Não é que não mereçamos deixar de lado algumas esperanças e projetos. Quem não merece já principiar com a conta no vermelho é a felicidade dele. Tristes de nós se, irrealizados, servirmos só para âncora que impeça a navegação.
Não discuto aqui a questão ético-moral de uma mulher tornar-se homem, seus vice-versas e suas implicações. Discuto uma única implicação: o aborto de sonhos a que determinado quesito da felicidade alheia às vezes nos obriga. O que precisa morrer emocionalmente em nós para que haja, em outrem, espaço para um nascer desejado. É punk. Tão punk que, nos corações com bueiro entupido – aqueles que lotam lotam lotam até regurgitar, na primeira oportunidade de chuva, o bando de frustração engolida –, o mais certo é não dar certo. Fez-se a renúncia, fez-se a concessão, fez-se a tentativa de adaptação interna. Mas não se fez a fundação convicta, não houve perdão devidamente acreditado pelo perdoante (porque é trabalho enormíssimo de perdão pôr o outro em liberdade não-condicional de nossas expectativas).
Não acredito lá muito, por exemplo, em renúncia de fora para dentro.

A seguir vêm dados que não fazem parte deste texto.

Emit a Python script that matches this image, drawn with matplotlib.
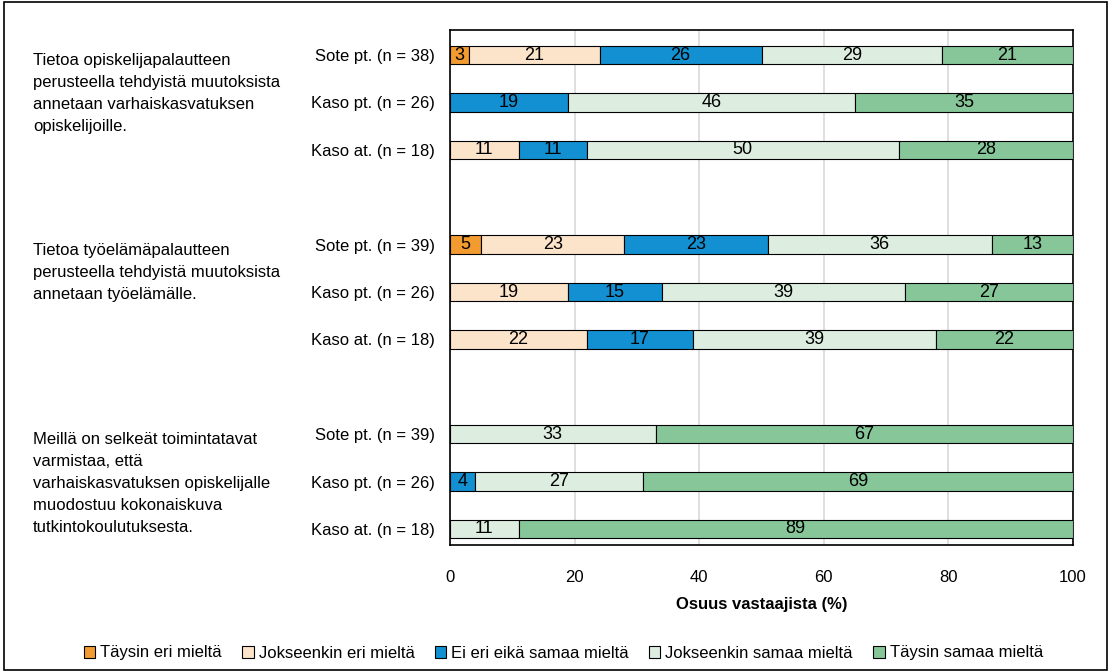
import numpy as np
import matplotlib.pyplot as plt
from matplotlib.patches import Rectangle

plt.rcParams['font.family'] = ['Liberation Sans Narrow', 'Liberation Sans', 'DejaVu Sans']

# vastaajaryhmät ja väittämät
rivit = ['Sote pt. (n = 38)', 'Kaso pt. (n = 26)', 'Kaso at. (n = 18)',
         'Sote pt. (n = 39)', 'Kaso pt. (n = 26)', 'Kaso at. (n = 18)',
         'Sote pt. (n = 39)', 'Kaso pt. (n = 26)', 'Kaso at. (n = 18)']
vaittamat = ['Tietoa opiskelijapalautteen\nperusteella tehdyistä muutoksista\nannetaan varhaiskasvatuksen\nopiskelijoille.',
             'Tietoa työelämäpalautteen\nperusteella tehdyistä muutoksista\nannetaan työelämälle.',
             'Meillä on selkeät toimintatavat\nvarmistaa, että\nvarhaiskasvatuksen opiskelijalle\nmuodostuu kokonaiskuva\ntutkintokoulutuksesta.']
luokat = ['Täysin eri mieltä', 'Jokseenkin eri mieltä', 'Ei eri eikä samaa mieltä',
          'Jokseenkin samaa mieltä', 'Täysin samaa mieltä']

taysin_eri = [3, 0, 0, 5, 0, 0, 0, 0, 0]
jokseenkin_eri = [21, 0, 11, 23, 19, 22, 0, 0, 0]
ei_eri_ei_samaa = [26, 19, 11, 23, 15, 17, 0, 4, 0]
jokseenkin_samaa = [29, 46, 50, 36, 39, 39, 33, 27, 11]
taysin_samaa = [21, 35, 28, 13, 27, 22, 67, 69, 89]

varit = ['#F29B30', '#FCE4CB', '#1390D2', '#DDEEE1', '#86C699']

sarjat = [taysin_eri, jokseenkin_eri, ei_eri_ei_samaa, jokseenkin_samaa, taysin_samaa]
ypos = np.array([0, 1, 2, 4, 5, 6, 8, 9, 10])

fig = plt.figure(figsize=(11.11, 6.72), dpi=100)
ax = fig.add_axes([450 / 1111, 1 - 545 / 672, 623 / 1111, 515 / 672])

vasen = np.zeros(len(rivit))
for arvot, vari in zip(sarjat, varit):
    arvot = np.array(arvot, dtype=float)
    palkit = ax.barh(ypos, arvot, left=vasen, height=0.39, color=vari,
                     edgecolor='black', linewidth=0.8, zorder=3)
    for p, v in zip(palkit, arvot):
        if v > 0:
            ax.text(p.get_x() + p.get_width() / 2, p.get_y() + p.get_height() / 2,
                    f'{v:.0f}', ha='center', va='center', fontsize=13, zorder=4)
    vasen += arvot

ax.set_xlim(0, 100)
ax.set_ylim(10.34, -0.53)
ax.set_xticks(range(0, 101, 20))
ax.tick_params(axis='x', labelsize=12, length=0, pad=18)
ax.set_yticks(ypos)
ax.set_yticklabels(rivit, fontsize=12)
ax.tick_params(axis='y', length=0, pad=11)
ax.xaxis.grid(True, color='#D9D9D9', linewidth=1.2, zorder=0)
for s in ax.spines.values():
    s.set_color('black')
    s.set_linewidth(1.2)
ax.set_xlabel('Osuus vastaajista (%)', fontsize=12, fontweight='bold', labelpad=9)

# väittämien tekstit vasempaan reunaan
for teksti, y in zip(vaittamat, [0, 4, 8]):
    ax.text(33 / 1111, ax.transData.transform((0, y))[1] / (6.72 * 100) + 0.003, teksti,
            transform=fig.transFigure, ha='left', va='top', fontsize=12, linespacing=1.58)

# selite
kahvat = [Rectangle((0, 0), 1, 1, facecolor=v, edgecolor='black', linewidth=0.8) for v in varit]
fig.legend(kahvat, luokat, loc='center', bbox_to_anchor=(0.507, 1 - 653 / 672), ncol=5,
           frameon=False, fontsize=12, handlelength=0.7, handleheight=0.7,
           handletextpad=0.3, columnspacing=1.2)

# kuvan reunus
fig.patches.append(Rectangle((0.004, 0.003), 0.992, 0.994, transform=fig.transFigure,
                             fill=False, edgecolor='black', linewidth=1.2))

fig.savefig('out.png', dpi=100)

Digamos: o marido/ a esposa foi transferido(a) para outra cidade ou país, e o que ganha menos abrirá mão de sua carreira construída e idolatrada para acompanhar o (financeiramente) mais bem-sucedido. Me desculpe, é fria. É fria na medida em que o acompanhante não colocar a mão interior sobre a Bíblia e garantir-se, com pureza d’alma, que nunca, nunquíssima, nunca de núncaras jogará na cara do outro o tanto de desapego que precisou ter para permitir seu desenvolvimento profissional. Nunca com palavras, nunca com gestos, nunca com muxoxos, nunca com sarcasmos, nunca com indiretas, nunca com ironias, nunca com semanas de gelo, nunca com noites no sofá, nunca com perdas gratuitas de paciência, nunca com gritos, nunca com silêncios. Só acredito nesse tipo de arranjo sob voto perpétuo, registrado em cartório espiritual, de que o renunciante enterrará o ressentimento a nove palmos (dois a mais por garantia) e concorda em morrer inoculado pelo próprio veneno que teime em escapar. Que assassine os desejos antigos e busque, no dia seguinte da mudança, novíssima forma de ser feliz.
Acontece? Acontece. Acontecem combinações iluminadas, gente de fato evoluída que tem, pela realização alheia, amor mais limpo e mais fresco do que pela própria. Gente que é uma Manu da vida, sem prateleira de mágoas. Convenhamos: raridade. Por ser raridade – e para tornar hipernormal a coisa – é que se deve começar a enrijecer os músculos de amor, é que se deve começar a tratar gordurinhas de mal-entendidos localizados, nas pequenices; antes da renúncia que venha com dieta rigorosa e rotina de atleta. Que nos reeduquemos paulatinamente ao ato de ceder antes de o coração berrar de fome. Antes de o respeito falecer de hipoglicemia.
Não é que não mereçamos deixar de lado algumas esperanças e projetos. Quem não merece já principiar com a conta no vermelho é a felicidade dele. Tristes de nós se, irrealizados, servirmos só para âncora que impeça a navegação.